____ ROWS

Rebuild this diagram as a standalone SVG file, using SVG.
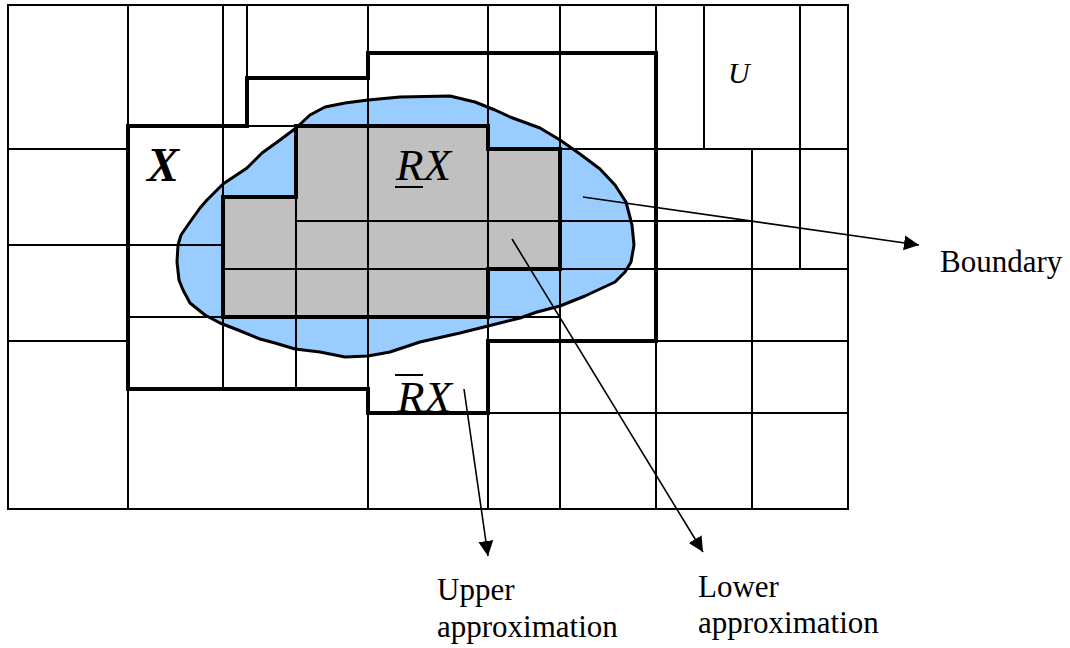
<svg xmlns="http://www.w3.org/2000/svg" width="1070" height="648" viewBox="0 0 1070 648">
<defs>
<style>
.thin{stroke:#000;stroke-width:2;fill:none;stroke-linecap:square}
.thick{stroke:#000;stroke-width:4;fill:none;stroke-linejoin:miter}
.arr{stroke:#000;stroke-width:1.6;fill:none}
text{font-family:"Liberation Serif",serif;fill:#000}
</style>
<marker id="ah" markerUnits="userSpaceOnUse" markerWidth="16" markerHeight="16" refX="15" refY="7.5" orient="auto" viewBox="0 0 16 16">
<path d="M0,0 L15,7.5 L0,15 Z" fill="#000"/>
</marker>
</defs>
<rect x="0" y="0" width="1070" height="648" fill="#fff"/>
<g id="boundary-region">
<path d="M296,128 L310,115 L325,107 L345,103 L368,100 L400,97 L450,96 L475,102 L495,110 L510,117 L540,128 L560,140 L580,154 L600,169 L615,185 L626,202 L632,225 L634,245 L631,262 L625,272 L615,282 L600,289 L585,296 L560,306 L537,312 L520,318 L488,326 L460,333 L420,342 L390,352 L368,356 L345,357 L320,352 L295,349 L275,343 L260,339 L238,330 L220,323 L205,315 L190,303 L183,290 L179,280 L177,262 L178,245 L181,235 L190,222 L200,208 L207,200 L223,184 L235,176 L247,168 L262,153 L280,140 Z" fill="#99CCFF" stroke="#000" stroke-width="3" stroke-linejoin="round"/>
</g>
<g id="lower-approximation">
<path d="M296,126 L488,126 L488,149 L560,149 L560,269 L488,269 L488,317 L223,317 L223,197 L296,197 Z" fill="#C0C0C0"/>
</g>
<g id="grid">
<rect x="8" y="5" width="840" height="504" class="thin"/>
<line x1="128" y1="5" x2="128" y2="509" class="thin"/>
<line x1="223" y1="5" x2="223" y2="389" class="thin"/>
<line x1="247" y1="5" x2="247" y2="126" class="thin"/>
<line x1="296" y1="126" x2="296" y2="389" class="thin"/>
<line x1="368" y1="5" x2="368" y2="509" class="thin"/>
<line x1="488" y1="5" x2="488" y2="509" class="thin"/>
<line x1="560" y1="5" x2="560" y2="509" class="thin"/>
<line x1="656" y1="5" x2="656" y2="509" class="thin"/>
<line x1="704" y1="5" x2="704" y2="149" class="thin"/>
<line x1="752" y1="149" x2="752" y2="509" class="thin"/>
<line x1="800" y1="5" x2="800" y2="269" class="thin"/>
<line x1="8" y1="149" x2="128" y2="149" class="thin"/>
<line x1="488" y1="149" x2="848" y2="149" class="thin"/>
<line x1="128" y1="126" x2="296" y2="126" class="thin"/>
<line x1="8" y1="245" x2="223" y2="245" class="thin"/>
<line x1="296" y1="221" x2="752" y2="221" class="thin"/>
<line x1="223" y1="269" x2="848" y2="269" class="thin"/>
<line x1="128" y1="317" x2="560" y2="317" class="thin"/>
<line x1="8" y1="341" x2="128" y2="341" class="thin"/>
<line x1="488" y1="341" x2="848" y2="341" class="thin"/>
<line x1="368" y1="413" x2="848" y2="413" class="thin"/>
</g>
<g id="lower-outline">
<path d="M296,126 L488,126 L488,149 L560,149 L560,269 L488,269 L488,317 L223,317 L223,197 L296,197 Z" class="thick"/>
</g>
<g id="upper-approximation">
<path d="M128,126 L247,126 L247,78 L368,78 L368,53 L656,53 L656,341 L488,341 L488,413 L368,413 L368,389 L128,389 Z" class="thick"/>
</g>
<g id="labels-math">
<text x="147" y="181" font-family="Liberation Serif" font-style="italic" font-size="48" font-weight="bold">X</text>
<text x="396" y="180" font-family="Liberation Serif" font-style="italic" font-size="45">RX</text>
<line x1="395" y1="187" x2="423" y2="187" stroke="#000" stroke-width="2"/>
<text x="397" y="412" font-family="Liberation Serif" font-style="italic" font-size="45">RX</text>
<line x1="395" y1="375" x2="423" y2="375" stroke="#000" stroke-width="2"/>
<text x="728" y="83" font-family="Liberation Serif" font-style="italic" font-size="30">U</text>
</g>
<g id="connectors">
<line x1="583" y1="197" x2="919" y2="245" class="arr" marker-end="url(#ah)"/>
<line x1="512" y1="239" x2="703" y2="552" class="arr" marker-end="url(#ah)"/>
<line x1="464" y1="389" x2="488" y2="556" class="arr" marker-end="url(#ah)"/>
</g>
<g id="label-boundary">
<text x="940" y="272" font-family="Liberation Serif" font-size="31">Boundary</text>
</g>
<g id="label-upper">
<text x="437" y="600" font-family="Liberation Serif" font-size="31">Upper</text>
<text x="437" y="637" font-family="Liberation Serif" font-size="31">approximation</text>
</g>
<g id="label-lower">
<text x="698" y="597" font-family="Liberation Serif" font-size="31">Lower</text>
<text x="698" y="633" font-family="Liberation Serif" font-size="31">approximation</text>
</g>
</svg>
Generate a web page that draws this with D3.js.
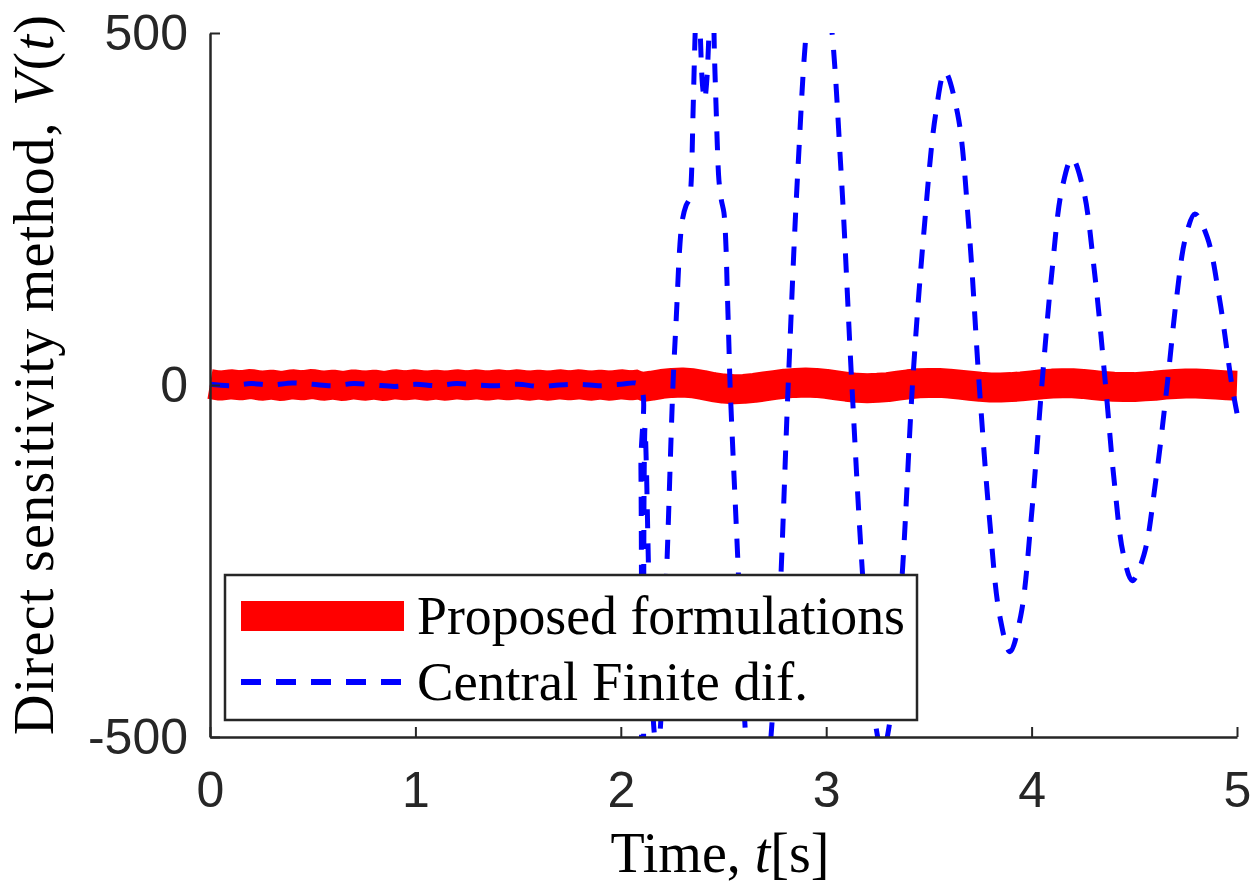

________

DIRECTION: Retype everything in the material word for word, minus pictures.

RESULT:
Rebuild this diagram as a standalone SVG file, using SVG.
<svg xmlns="http://www.w3.org/2000/svg" width="1070" height="648" viewBox="0 0 1070 648">
<defs>
<style>
.thin{stroke:#000;stroke-width:2;fill:none;stroke-linecap:square}
.thick{stroke:#000;stroke-width:4;fill:none;stroke-linejoin:miter}
.arr{stroke:#000;stroke-width:1.6;fill:none}
text{font-family:"Liberation Serif",serif;fill:#000}
</style>
<marker id="ah" markerUnits="userSpaceOnUse" markerWidth="16" markerHeight="16" refX="15" refY="7.5" orient="auto" viewBox="0 0 16 16">
<path d="M0,0 L15,7.5 L0,15 Z" fill="#000"/>
</marker>
</defs>
<rect x="0" y="0" width="1070" height="648" fill="#fff"/>
<g id="boundary-region">
<path d="M296,128 L310,115 L325,107 L345,103 L368,100 L400,97 L450,96 L475,102 L495,110 L510,117 L540,128 L560,140 L580,154 L600,169 L615,185 L626,202 L632,225 L634,245 L631,262 L625,272 L615,282 L600,289 L585,296 L560,306 L537,312 L520,318 L488,326 L460,333 L420,342 L390,352 L368,356 L345,357 L320,352 L295,349 L275,343 L260,339 L238,330 L220,323 L205,315 L190,303 L183,290 L179,280 L177,262 L178,245 L181,235 L190,222 L200,208 L207,200 L223,184 L235,176 L247,168 L262,153 L280,140 Z" fill="#99CCFF" stroke="#000" stroke-width="3" stroke-linejoin="round"/>
</g>
<g id="lower-approximation">
<path d="M296,126 L488,126 L488,149 L560,149 L560,269 L488,269 L488,317 L223,317 L223,197 L296,197 Z" fill="#C0C0C0"/>
</g>
<g id="grid">
<rect x="8" y="5" width="840" height="504" class="thin"/>
<line x1="128" y1="5" x2="128" y2="509" class="thin"/>
<line x1="223" y1="5" x2="223" y2="389" class="thin"/>
<line x1="247" y1="5" x2="247" y2="126" class="thin"/>
<line x1="296" y1="126" x2="296" y2="389" class="thin"/>
<line x1="368" y1="5" x2="368" y2="509" class="thin"/>
<line x1="488" y1="5" x2="488" y2="509" class="thin"/>
<line x1="560" y1="5" x2="560" y2="509" class="thin"/>
<line x1="656" y1="5" x2="656" y2="509" class="thin"/>
<line x1="704" y1="5" x2="704" y2="149" class="thin"/>
<line x1="752" y1="149" x2="752" y2="509" class="thin"/>
<line x1="800" y1="5" x2="800" y2="269" class="thin"/>
<line x1="8" y1="149" x2="128" y2="149" class="thin"/>
<line x1="488" y1="149" x2="848" y2="149" class="thin"/>
<line x1="128" y1="126" x2="296" y2="126" class="thin"/>
<line x1="8" y1="245" x2="223" y2="245" class="thin"/>
<line x1="296" y1="221" x2="752" y2="221" class="thin"/>
<line x1="223" y1="269" x2="848" y2="269" class="thin"/>
<line x1="128" y1="317" x2="560" y2="317" class="thin"/>
<line x1="8" y1="341" x2="128" y2="341" class="thin"/>
<line x1="488" y1="341" x2="848" y2="341" class="thin"/>
<line x1="368" y1="413" x2="848" y2="413" class="thin"/>
</g>
<g id="lower-outline">
<path d="M296,126 L488,126 L488,149 L560,149 L560,269 L488,269 L488,317 L223,317 L223,197 L296,197 Z" class="thick"/>
</g>
<g id="upper-approximation">
<path d="M128,126 L247,126 L247,78 L368,78 L368,53 L656,53 L656,341 L488,341 L488,413 L368,413 L368,389 L128,389 Z" class="thick"/>
</g>
<g id="labels-math">
<text x="147" y="181" font-family="Liberation Serif" font-style="italic" font-size="48" font-weight="bold">X</text>
<text x="396" y="180" font-family="Liberation Serif" font-style="italic" font-size="45">RX</text>
<line x1="395" y1="187" x2="423" y2="187" stroke="#000" stroke-width="2"/>
<text x="397" y="412" font-family="Liberation Serif" font-style="italic" font-size="45">RX</text>
<line x1="395" y1="375" x2="423" y2="375" stroke="#000" stroke-width="2"/>
<text x="728" y="83" font-family="Liberation Serif" font-style="italic" font-size="30">U</text>
</g>
<g id="connectors">
<line x1="583" y1="197" x2="919" y2="245" class="arr" marker-end="url(#ah)"/>
<line x1="512" y1="239" x2="703" y2="552" class="arr" marker-end="url(#ah)"/>
<line x1="464" y1="389" x2="488" y2="556" class="arr" marker-end="url(#ah)"/>
</g>
<g id="label-boundary">
<text x="940" y="272" font-family="Liberation Serif" font-size="31">Boundary</text>
</g>
<g id="label-upper">
<text x="437" y="600" font-family="Liberation Serif" font-size="31">Upper</text>
<text x="437" y="637" font-family="Liberation Serif" font-size="31">approximation</text>
</g>
<g id="label-lower">
<text x="698" y="597" font-family="Liberation Serif" font-size="31">Lower</text>
<text x="698" y="633" font-family="Liberation Serif" font-size="31">approximation</text>
</g>
</svg>
Generate a web page that draws this with D3.js.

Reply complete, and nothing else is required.